Да, это был волнительный год. Всегда буду благодарна режиссеру Владимиру Скворцову, с которым мы долгие годы вместе работаем в «Et Cetera», за этот шанс. А день премьеры помню хорошо. Не могу сказать, что мной овладела паника, что приходилось успокаивать себя валерьянкой, нет. Свои ощущения в тот день я охарактеризовала бы, как легкое волнение, смешанное с любопытством: «Как это будет, как все пройдет, как воспримут зрители спектакль».
Находясь на сцене, всматриваетесь ли Вы в зрительный зал на публику, узнаете ли своего «постоянного зрителя» в зале?
Общение актеров и зрителя происходит на поклоне, ведь поклон – это продолжение спектакля, сближение наших энергий, радость принятия зрителем твоей роли, твоей работы. И, конечно, я узнаю постоянного зрителя – Вас, например, Яна. И очень радуюсь, что спектакль по-прежнему интересен, что люди находят время, чтобы провести его с нами. Пользуясь случаем, хотела бы поблагодарить всех наших зрителей – вы замечательные, друзья, очень ценю ваше отношение, ваш интерес и глубину.
Марина, что приносит Вам наибольшее удовольствие- театр или съемочная площадка?
Трудно сравнивать. Театр и кино – два принципиально разных искусства. Впервые я попала на съемочную площадку примерно в том же возрасте, что и на профессиональную сцену – мне было около 14 лет. Съемочная площадка – это фабрика, огромное пространство, где сотни людей одновременно занимаются разными делами. Упорядоченный хаос. Театр – это камерность, максимальное сближение, работа небольшой команды, по сравнению, скажем, с численностью съемочной группы. На театральной сцене во время выступления у тебя нет возможности для второго дубля, и ты первой узнаешь реакцию зрителя на свою игру. В кино все по-другому, киноискусство отдаленно от непосредственной зрительской аудитории, там действуют совершенно иные законы и правила.

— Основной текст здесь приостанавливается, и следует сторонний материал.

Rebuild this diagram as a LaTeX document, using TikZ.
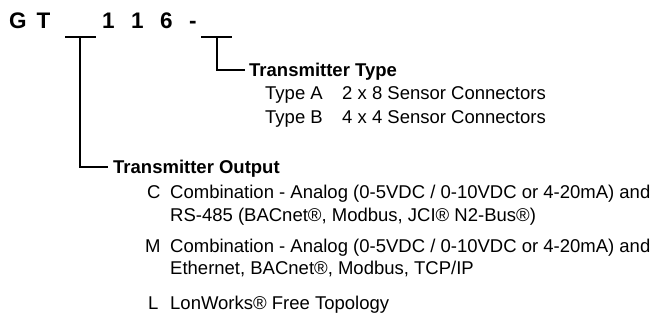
\documentclass[tikz,border=0pt]{standalone}
\usepackage{fontspec}
\setmainfont{Liberation Sans}
\begin{document}
\begin{tikzpicture}[x=1pt,y=-1pt,
  txt/.style={anchor=base west,inner sep=0pt,font=\fontsize{18.5}{22}\selectfont},
  hd/.style={anchor=base west,inner sep=0pt,font=\fontsize{18.5}{22}\selectfont\bfseries},
  ttl/.style={anchor=base west,inner sep=0pt,font=\fontsize{22.5}{26}\selectfont\bfseries},
  ln/.style={line width=1.3pt,line cap=butt}]
\useasboundingbox (0,0) rectangle (658,331);
% title characters
\node[ttl] (tG) at (9,29) {G};
\node[ttl] (tT) at (36.5,29) {T};
\node[ttl] (t1) at (102,29) {1};
\node[ttl] (t2) at (131,29) {1};
\node[ttl] (t6) at (160,29) {6};
\node[ttl] (td) at (189,29) {-};
% blanks
\coordinate (uaL) at (65,37); \coordinate (uaR) at (96,37); \coordinate (uaM) at (80,37);
\coordinate (ubL) at (201,37); \coordinate (ubR) at (232,37); \coordinate (ubM) at (217,37);
\draw[ln] (uaL) -- (uaR);
\draw[ln] (ubL) -- (ubR);
% transmitter type
\node[hd] (ttype) at (249,77) {Transmitter Type};
\coordinate (eb) at (245,70);
\draw[ln] (ubM) |- (eb);
\node[txt] (ta) at (265,100) {Type A};
\node[txt] (tad) at (342,100) {2 x 8 Sensor Connectors};
\node[txt] (tb) at (265,124) {Type B};
\node[txt] (tbd) at (342,124) {4 x 4 Sensor Connectors};
% transmitter output
\node[hd] (tout) at (113,174) {Transmitter Output};
\coordinate (ea) at (108,167);
\draw[ln] (uaM) |- (ea);
\node[txt] (oc) at (147,198) {C};
\node[txt] (ocd) at (170,198) {Combination - Analog (0-5VDC / 0-10VDC or 4-20mA) and};
\node[txt] (ocd2) at (170,221) {RS-485 (BACnet®, Modbus, JCI® N2-Bus®)};
\node[txt] (om) at (145,252) {M};
\node[txt] (omd) at (170,252) {Combination - Analog (0-5VDC / 0-10VDC or 4-20mA) and};
\node[txt] (omd2) at (170,274) {Ethernet, BACnet®, Modbus, TCP/IP};
\node[txt] (ol) at (148,309) {L};
\node[txt] (old) at (170,309) {LonWorks® Free Topology};
\end{tikzpicture}
\end{document}
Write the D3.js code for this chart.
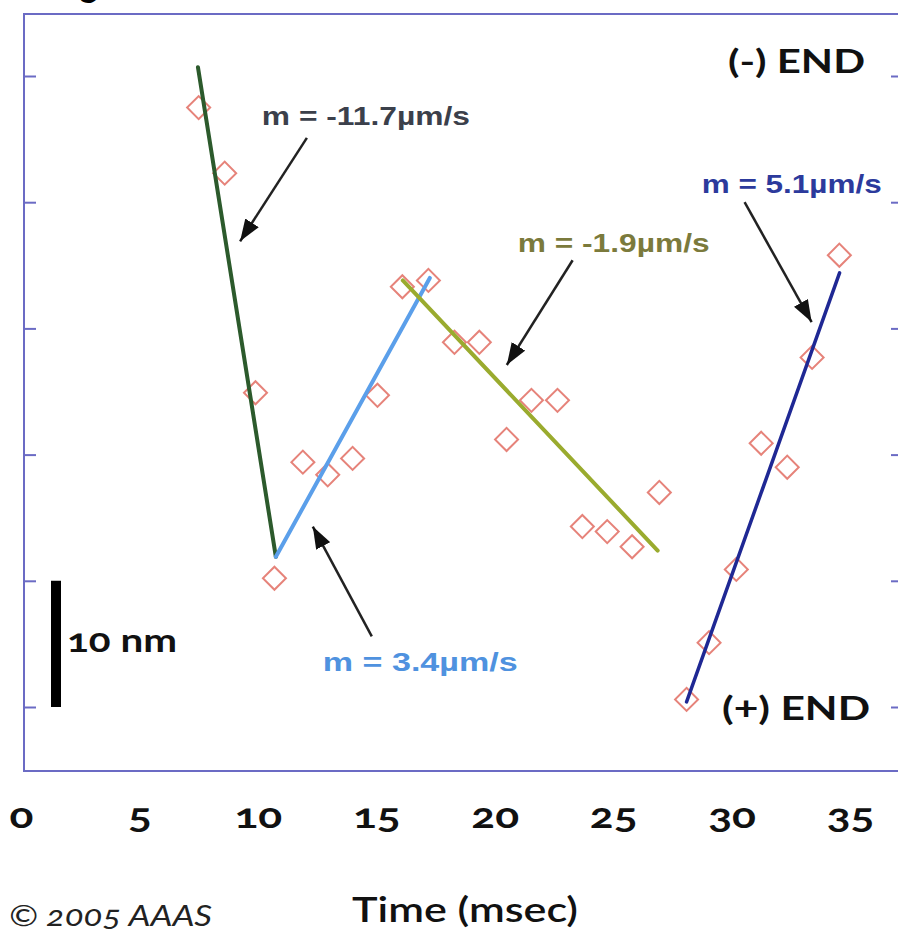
<!DOCTYPE html>
<html>
<head>
<meta charset="utf-8">
<script src="https://cdn.jsdelivr.net/npm/d3@7"></script>
<style>
  body { margin: 0; background: #fff; }
  svg { display: block; }
</style>
</head>
<body>
<div class="plot"></div>
<script>
// time (msec) and tip position (nm) of each measured point
const times = [7.5, 8.6, 9.9, 10.7, 11.9, 12.95, 14.0, 15.05, 16.1, 17.2, 18.3, 19.35, 20.5,
               21.55, 22.65, 23.7, 24.75, 25.8, 26.95, 28.1, 29.05, 30.2, 31.25, 32.35, 33.4, 34.55];
const positions = [47.5, 42.3, 24.9, 10.2, 19.4, 18.4, 19.7, 24.7, 33.3, 33.8, 28.9, 28.9, 21.2,
                   24.3, 24.3, 14.3, 13.9, 12.7, 17.0, 0.6, 5.1, 10.9, 20.9, 19.0, 27.7, 35.8];

// fitted segments
const slopes = ["-11.7", "3.4", "-1.9", "5.1"];
const fitStart = [[7.47, 50.7], [10.76, 11.9], [16.12, 33.8], [28.1, 0.4]];
const fitEnd = [[10.76, 11.9], [17.26, 34.0], [26.88, 12.4], [34.56, 34.4]];
const fitColors = ["#2c5a2c", "#5b9fea", "#9aab2e", "#1f2894"];
const labelColors = ["#3b404b", "#4f92df", "#7b7a3c", "#2c3a9c"];

// where the slope labels sit and where their arrows point (data units)
const labelAt = [[10.17, 46.1], [12.74, 2.85], [20.97, 36.05], [28.74, 40.75]];
const labelWidth = [208, 195, 192, 180];
const arrowFrom = [[12.07, 45.1], [14.81, 5.6], [23.29, 35.4], [30.55, 40.0]];
const arrowTo = [[9.25, 36.9], [12.32, 14.3], [20.51, 27.1], [33.38, 30.5]];

const xTicks = [0, 5, 10, 15, 20, 25, 30, 35];
const yTicks = [0, 10, 20, 30, 40, 50];

const w = 898;
const h = 938;
const frame = {left: 24, top: 14, right: 905, bottom: 771};
const frameColor = "#6b6bc4";

const x = d3.scaleLinear().domain([0, 35]).range([21, 850]);
const y = d3.scaleLinear().domain([0, 50]).range([707, 76]);

const svg = d3.select(".plot")
    .append("svg")
    .attr("width", w)
    .attr("height", h);

svg.append("defs").append("marker")
    .attr("id", "head")
    .attr("markerUnits", "userSpaceOnUse")
    .attr("viewBox", "0 0 22 16")
    .attr("refX", 22)
    .attr("refY", 8)
    .attr("markerWidth", 22)
    .attr("markerHeight", 16)
    .attr("orient", "auto")
    .append("path")
    .attr("d", "M0,0 L22,8 L0,16 Z")
    .attr("fill", "#111");

// cropped figure title at the very top
svg.append("text")
    .attr("x", 52)
    .attr("y", -3)
    .attr("font-family", "Lato")
    .attr("font-weight", "bold")
    .attr("font-size", 34)
    .text("Fig");

// frame
svg.append("rect")
    .attr("x", frame.left)
    .attr("y", frame.top)
    .attr("width", frame.right - frame.left)
    .attr("height", frame.bottom - frame.top)
    .attr("fill", "none")
    .attr("stroke", frameColor)
    .attr("stroke-width", 2);

// inward ticks on both sides, no labels
const leftAxis = svg.append("g")
    .attr("transform", `translate(${frame.left},0)`)
    .call(d3.axisLeft(y).tickValues(yTicks).tickSize(-12).tickFormat(""));
const rightAxis = svg.append("g")
    .attr("transform", `translate(${frame.right},0)`)
    .call(d3.axisRight(y).tickValues(yTicks).tickSize(-14).tickFormat(""));
[leftAxis, rightAxis].forEach(a => {
    a.select(".domain").remove();
    a.selectAll("line").attr("stroke", frameColor).attr("stroke-width", 2);
});

// time axis labels
const xAxis = svg.append("g")
    .attr("transform", `translate(0,${frame.bottom})`)
    .call(d3.axisBottom(x).tickValues(xTicks).tickSize(0));
xAxis.select(".domain").remove();
xAxis.selectAll("text")
    .attr("y", 57)
    .attr("dy", 0)
    .attr("fill", "#111")
    .attr("font-family", "Lato")
    .attr("font-weight", "bold")
    .attr("font-size", 34)
    .style("font-variant-numeric", "oldstyle-nums")
    .attr("transform", "scale(1.3,1)");

// data points
svg.selectAll("path.pt")
    .data(times)
    .enter()
    .append("path")
    .attr("class", "pt")
    .attr("d", d3.symbol(d3.symbolSquare, 265))
    .attr("transform", (d, i) => `translate(${x(d)},${y(positions[i])}) rotate(45)`)
    .attr("fill", "none")
    .attr("stroke", "#e6837a")
    .attr("stroke-width", 2);

// fitted lines
svg.selectAll("line.fit")
    .data(slopes)
    .enter()
    .append("line")
    .attr("class", "fit")
    .attr("x1", (d, i) => x(fitStart[i][0]))
    .attr("y1", (d, i) => y(fitStart[i][1]))
    .attr("x2", (d, i) => x(fitEnd[i][0]))
    .attr("y2", (d, i) => y(fitEnd[i][1]))
    .attr("stroke", (d, i) => fitColors[i])
    .attr("stroke-width", (d, i) => i == 3 ? 3.5 : 4)
    .attr("stroke-linecap", "round");

// arrows
svg.selectAll("line.arrow")
    .data(slopes)
    .enter()
    .append("line")
    .attr("class", "arrow")
    .attr("x1", (d, i) => x(arrowFrom[i][0]))
    .attr("y1", (d, i) => y(arrowFrom[i][1]))
    .attr("x2", (d, i) => x(arrowTo[i][0]))
    .attr("y2", (d, i) => y(arrowTo[i][1]))
    .attr("stroke", "#222")
    .attr("stroke-width", 2.5)
    .attr("marker-end", "url(#head)");

// slope labels
svg.selectAll("text.slope")
    .data(slopes)
    .enter()
    .append("text")
    .attr("class", "slope")
    .attr("x", (d, i) => x(labelAt[i][0]))
    .attr("y", (d, i) => y(labelAt[i][1]))
    .attr("font-family", "Liberation Sans")
    .attr("font-weight", "bold")
    .attr("font-size", 25)
    .attr("fill", (d, i) => labelColors[i])
    .attr("textLength", (d, i) => labelWidth[i])
    .attr("lengthAdjust", "spacingAndGlyphs")
    .text(d => "m = " + d + "\u00b5m/s");

// end markers and scale bar
const bold = (sel) => sel.attr("font-family", "Lato").attr("font-weight", "bold").attr("fill", "#111");

svg.append("text").call(bold)
    .attr("x", 728).attr("y", 73)
    .attr("font-size", 32)
    .attr("textLength", 137).attr("lengthAdjust", "spacingAndGlyphs")
    .text("(-) END");

svg.append("text").call(bold)
    .attr("x", 722).attr("y", 720)
    .attr("font-size", 32)
    .attr("textLength", 148).attr("lengthAdjust", "spacingAndGlyphs")
    .text("(+) END");

svg.append("line")
    .attr("x1", 56).attr("x2", 56)
    .attr("y1", y(10)).attr("y2", y(0))
    .attr("stroke", "#000")
    .attr("stroke-width", 10);

svg.append("text").call(bold)
    .attr("x", 67).attr("y", 652)
    .attr("font-size", 32)
    .style("font-variant-numeric", "oldstyle-nums")
    .attr("textLength", 110).attr("lengthAdjust", "spacingAndGlyphs")
    .text("10 nm");

// axis title and credit
svg.append("text").call(bold)
    .attr("x", 352).attr("y", 922)
    .attr("font-size", 34)
    .attr("font-weight", 600)
    .attr("textLength", 226).attr("lengthAdjust", "spacingAndGlyphs")
    .text("Time (msec)");

svg.append("text")
    .attr("x", 9).attr("y", 926)
    .attr("font-family", "Lato")
    .attr("font-style", "italic")
    .attr("font-size", 28)
    .attr("fill", "#222")
    .style("font-variant-numeric", "oldstyle-nums")
    .attr("textLength", 203).attr("lengthAdjust", "spacingAndGlyphs")
    .text("\u00a9 2005 AAAS");
</script>
</body>
</html>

Маленький девчачий вопрос от поклонниц – Марина, у Вас роскошные волосы, каков секрет красоты?
Спасибо маме и папе – здесь, конечно, важную роль играет генетика. Но не только – чтобы сохранить природную силу волос, я ухаживаю за ними, делаю маски с натуральными ингредиентами: втираю репейное масло, покупаю шампуни на основе природных компонентов – ромашки, лаванды, других полезных трав.
Марина, благодарим Вас за интервью! Новых творческих проектов Вам, вдохновения и ярких ролей!
Спасибо Вам за внимание и возможность. Знаю, что публикация интервью запланирована на 2 марта – в день рождения Даниила Страхова. Пользуясь случаем, хотела бы поздравить его с праздником, пожелать здоровья, счастья, интересных ролей в кино и театре. Надеюсь, что у нас еще будет возможность поработать на сцене или съемочной площадке вместе.